Épître 12

Quel triomphe accablant, quelle indigne victoire
cherchez-vous tristement à remporter sur vous ?
Votre esprit éclairé pourra-t-il jamais croire
d’un double testament la chimérique histoire,
et les songes sacrés de ces mystiques fous,
qui, dévots fainéants et pieux loups-garous,
quittent de vrais plaisirs pour une fausse gloire ?
Le plaisir est l’objet, le devoir et le but
de tous les êtres raisonnables ;
l’amour est fait pour vos semblables ;
les bégueules font leur salut.
Que sur la volupté tout votre espoir se fonde ;
n’écoutez désormais que vos vrais sentiments :
songez qu’il était des amants
avant qu’il fût des chrétiens dans le monde.
Vous m’avez donc quitté pour votre directeur.
Ah ! Plus que moi cent fois Couët est séducteur.
Je vous abusai moins ; il est le seul coupable :
Chloé, s’il vous faut une erreur,
choisissez une erreur aimable.
Non, n’abandonnez point des coeurs où vous régnez.

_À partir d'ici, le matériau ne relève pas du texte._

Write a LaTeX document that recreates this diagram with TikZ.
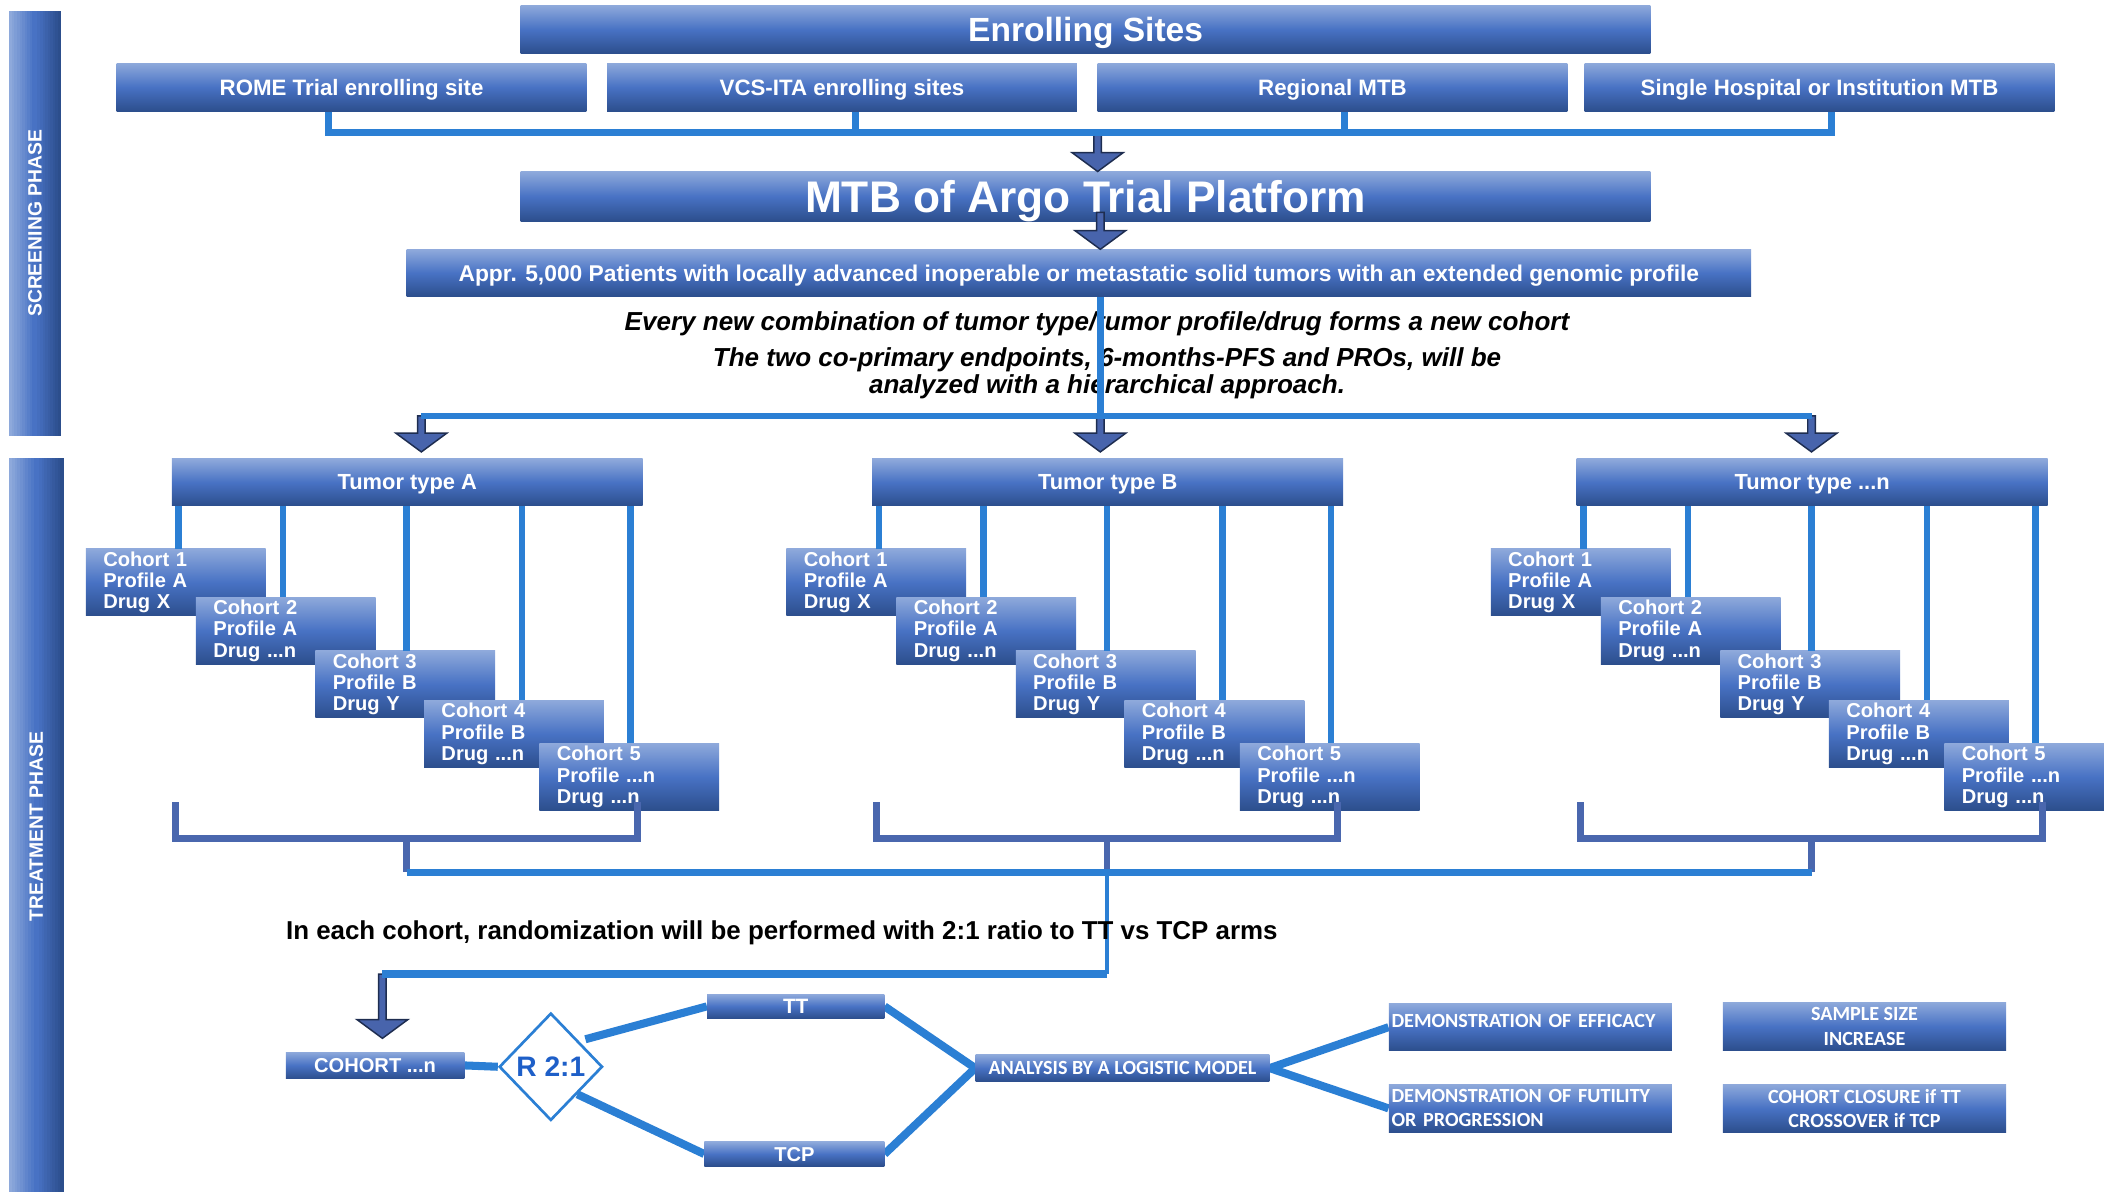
\documentclass[tikz,border=0pt]{standalone}
\usepackage{fontspec}
\setmainfont{Liberation Sans}
\newfontfamily\calibfont{Carlito}
\usepackage{xcolor}
\usetikzlibrary{arrows.meta}
\usetikzlibrary{positioning}
\usetikzlibrary{calc}
\usetikzlibrary{shapes.geometric}
\usetikzlibrary{backgrounds}

\definecolor{boxtop}{RGB}{142,169,219}
\definecolor{boxmid}{RGB}{72,114,196}
\definecolor{boxbot}{RGB}{44,78,140}
\definecolor{linkblue}{RGB}{43,127,212}
\definecolor{bracketblue}{RGB}{74,103,174}
\definecolor{arrowfill}{RGB}{72,100,172}
\definecolor{arrowline}{RGB}{30,45,80}
\definecolor{rblue}{RGB}{30,95,200}

\newcommand{\etcn}{...n}
\newcommand{\blockarrow}[2]{%
    \path (#1) coordinate (ba-s) (#2) coordinate (ba-t);
    \filldraw[arrowbody] ($(ba-s)+(-2.8,0)$) -- ($(ba-t)+(-2.8,-14)$) -- ($(ba-t)+(-19,-14)$)
        -- (ba-t) -- ($(ba-t)+(19,-14)$) -- ($(ba-t)+(2.8,-14)$) -- ($(ba-s)+(2.8,0)$) -- cycle;
}
% left-to-right gradient strip: x0, y0, x1, y1
\newcommand{\phasebar}[4]{%
    \foreach \k in {0,...,19} {
        \pgfmathsetmacro\xa{#1+(#3-#1)*\k/20}
        \pgfmathsetmacro\xb{#1+(#3-#1)*(\k+1)/20+0.4}
        \ifnum\k<10
            \pgfmathtruncatemacro\pct{\k*100/9}
            \fill[boxmid!\pct!boxtop] (\xa,#2) rectangle (\xb,#4);
        \else
            \pgfmathtruncatemacro\pct{(\k-10)*100/9}
            \fill[boxbot!\pct!boxmid] (\xa,#2) rectangle (\xb,#4);
        \fi
    }
}

\tikzset{
    box/.style={top color=boxtop, bottom color=boxbot, middle color=boxmid, text=white, font=\bfseries, inner sep=0pt},
    bar/.style={box, text depth=0pt},
    phase/.style={text=white, inner sep=0pt, font=\bfseries\fontsize{14.4}{17}\selectfont},
    link/.style={draw=linkblue, line width=5pt},
    arm/.style={draw=linkblue, line width=6pt},
    bracket/.style={draw=bracketblue, line width=5pt},
    arrowbody/.style={fill=arrowfill, draw=arrowline, line width=1.1pt},
    cohort/.style={box, minimum width=134pt, minimum height=50pt, text width=108pt, align=left, font=\bfseries\fontsize{15}{16}\selectfont},
    smallbox/.style={box, minimum width=211pt, minimum height=36pt, font=\calibfont\bfseries\fontsize{15}{18}\selectfont},
    note/.style={text=black, inner sep=0pt, font=\bfseries\itshape\fontsize{19.4}{20}\selectfont}
}

\begin{document}
\begin{tikzpicture}[x=1pt, y=-1pt]
    \useasboundingbox (0,0) rectangle (1568,888);
    \clip (0,0) rectangle (1568,888);

    \phasebar{7}{8}{45}{325}
    \phasebar{7}{341}{47}{888}
    \node[phase] (screen) at (26,166.5) {\rotatebox{90}{SCREENING PHASE}};
    \node[phase] (treat) at (27,616) {\rotatebox{90}{TREATMENT PHASE}};

    \node[bar, minimum width=842pt, minimum height=36pt, font=\bfseries\fontsize{25}{30}\selectfont] (enroll) at (809,22) {Enrolling Sites};
    \foreach \n/\cx/\txt in {1/262/ROME Trial enrolling site, 2/627.5/VCS-ITA enrolling sites, 3/993/Regional MTB, 4/1356/Single Hospital or Institution MTB}
        \node[bar, minimum width=350pt, minimum height=36pt, font=\bfseries\fontsize{16.6}{20}\selectfont] (site\n) at (\cx,65) {\txt};

    \node[bar, minimum width=842pt, minimum height=37pt, font=\bfseries\fontsize{33}{38}\selectfont] (mtb) at (809,146.5) {MTB of Argo Trial Platform};
    \node[bar, minimum width=1002pt, minimum height=35pt, font=\bfseries\fontsize{17}{20}\selectfont] (pat) at (804,203.5) {Appr. 5,000 Patients with locally advanced inoperable or metastatic solid tumors with an extended genomic profile};

    \node[note] (every) at (817.5,241) {Every new combination of tumor type/tumor profile/drug forms a new cohort};
    \node[note, align=center] (endp) at (825,278) {The two co-primary endpoints, 6-months-PFS and PROs, will be\\analyzed with a hierarchical approach.};

    \coordinate (hub) at (818,99);
    \coordinate (axis) at (820,310);
    \coordinate (splitA) at (314,310);
    \coordinate (splitN) at (1350,310);

    \blockarrow{hub}{hub |- mtb.north}
    \draw[link] ([xshift=-17pt]site1.south) |- (hub) -| ([xshift=9pt]site4.south);
    \draw[link] ([xshift=10pt]site2.south) -- ([xshift=10pt]site2.south |- hub);
    \draw[link] ([xshift=9pt]site3.south) -- ([xshift=9pt]site3.south |- hub);
    \blockarrow{[yshift=7pt]mtb.south -| axis}{pat.north -| axis}

    \foreach \g/\off/\tname in {A/0/A, B/522/B, N/1047/\etcn} {
        \node[bar, minimum width=351pt, minimum height=35pt, font=\bfseries\fontsize{16.3}{20}\selectfont] (t\g) at (303.5+\off,359.5) {Tumor type \tname};
        \foreach \i/\cx/\cy/\dx/\pr/\dr in {1/131/434/2/A/X, 2/213/470/-2/A/\etcn, 3/302/510/1/B/Y, 4/383/547/6/B/\etcn, 5/469/579/1/\etcn/\etcn} {
            \node[cohort] (c\g\i) at (\cx+\off,\cy) {Cohort \i\\Profile \pr\\Drug \dr};
            \draw[link] ([xshift=\dx pt]t\g.south -| c\g\i.north) -- ([xshift=\dx pt]c\g\i.north);
        }
        \coordinate (j\g) at (303+\off,650);
        \draw[bracket] (131+\off,598) |- (475+\off,625) -- (475+\off,598);
        \draw[bracket] (j\g |- 0,625) -- (j\g);
    }

    \blockarrow{splitA}{[yshift=5pt]tA.north -| splitA}
    \blockarrow{axis}{[yshift=5pt]tB.north -| axis}
    \blockarrow{splitN}{[yshift=5pt]tN.north -| splitN}
    \draw[link] (pat.south -| axis) -- (axis);
    \draw[link] (splitA) -- (splitN);

    \coordinate (turn) at (285,726);
    \draw[link] (jA) -- (jN);
    \draw[link, line width=3.5pt] (jB) -- (jB |- turn);
    \node[note, anchor=west, font=\bfseries\fontsize{19.3}{22}\selectfont] (ratio) at (213,695) {In each cohort, randomization will be performed with 2:1 ratio to TT vs TCP arms};

    \node[bar, minimum width=133pt, minimum height=20pt, font=\bfseries\fontsize{15}{18}\selectfont] (coh) at (279.5,794) {COHORT \etcn};
    \blockarrow{turn}{[yshift=10pt]coh.north -| turn}
    \draw[arm] (jB |- turn) -- (turn);

    \node[diamond, draw=linkblue, line width=2pt, fill=white, minimum width=77pt, minimum height=80pt, inner sep=0pt, text=rblue, font=\bfseries\fontsize{21}{25}\selectfont] (rand) at (410.5,795) {R 2:1};
    \node[bar, minimum width=132pt, minimum height=18pt, font=\bfseries\fontsize{15.5}{18}\selectfont] (tt) at (593,750) {TT};
    \node[bar, minimum width=134pt, minimum height=18pt, font=\bfseries\fontsize{15}{18}\selectfont] (tcp) at (592,860) {TCP};
    \node[bar, minimum width=219pt, minimum height=20pt, font=\calibfont\bfseries\fontsize{15}{18}\selectfont] (logit) at (836.5,796) {ANALYSIS BY A LOGISTIC MODEL};
    \node[smallbox, minimum height=35pt, text width=207pt, align=left, text depth=10pt] (eff) at (1140.5,765.5) {DEMONSTRATION OF EFFICACY};
    \node[smallbox, text width=207pt, align=left] (fut) at (1140.5,826) {DEMONSTRATION OF FUTILITY\\OR PROGRESSION};
    \node[smallbox, align=center] (sample) at (1389.5,765) {SAMPLE SIZE\\INCREASE};
    \node[smallbox, align=center] (closure) at (1389.5,826) {COHORT CLOSURE if TT\\CROSSOVER if TCP};

    \begin{scope}[on background layer]
        \draw[arm] (coh.east) -- (rand.west);
        \draw[arm] ([xshift=6pt]rand.north east) -- (tt.west);
        \draw[arm] (rand.south east) -- (tcp.west);
        \draw[arm] (tt.east) -- (logit.west);
        \draw[arm] (tcp.east) -- (logit.west);
        \draw[arm] (logit.east) -- (eff.west);
        \draw[arm] (logit.east) -- (fut.west);
    \end{scope}
\end{tikzpicture}
\end{document}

D’un triste préjugé victime déplorable,
vous croyez servir Dieu ; mais vous servez le diable,
et c’est lui seul que vous craignez.
La superstition, fille de la faiblesse,
mère des vains remords, mère de la tristesse,
en vain veut de son souffle infecter vos beaux jours ;
allez, s’il est un Dieu, sa tranquille puissance
ne s’abaissera point à troubler nos amours :
vos baisers pourraient-ils déplaire à sa clémence ?
La loi de la nature est sa première loi ;
elle seule autrefois conduisit nos ancêtres ;
elle parle plus haut que la voix de vos prêtres,
pour vous, pour vos plaisirs, pour l’amour, et pour moi.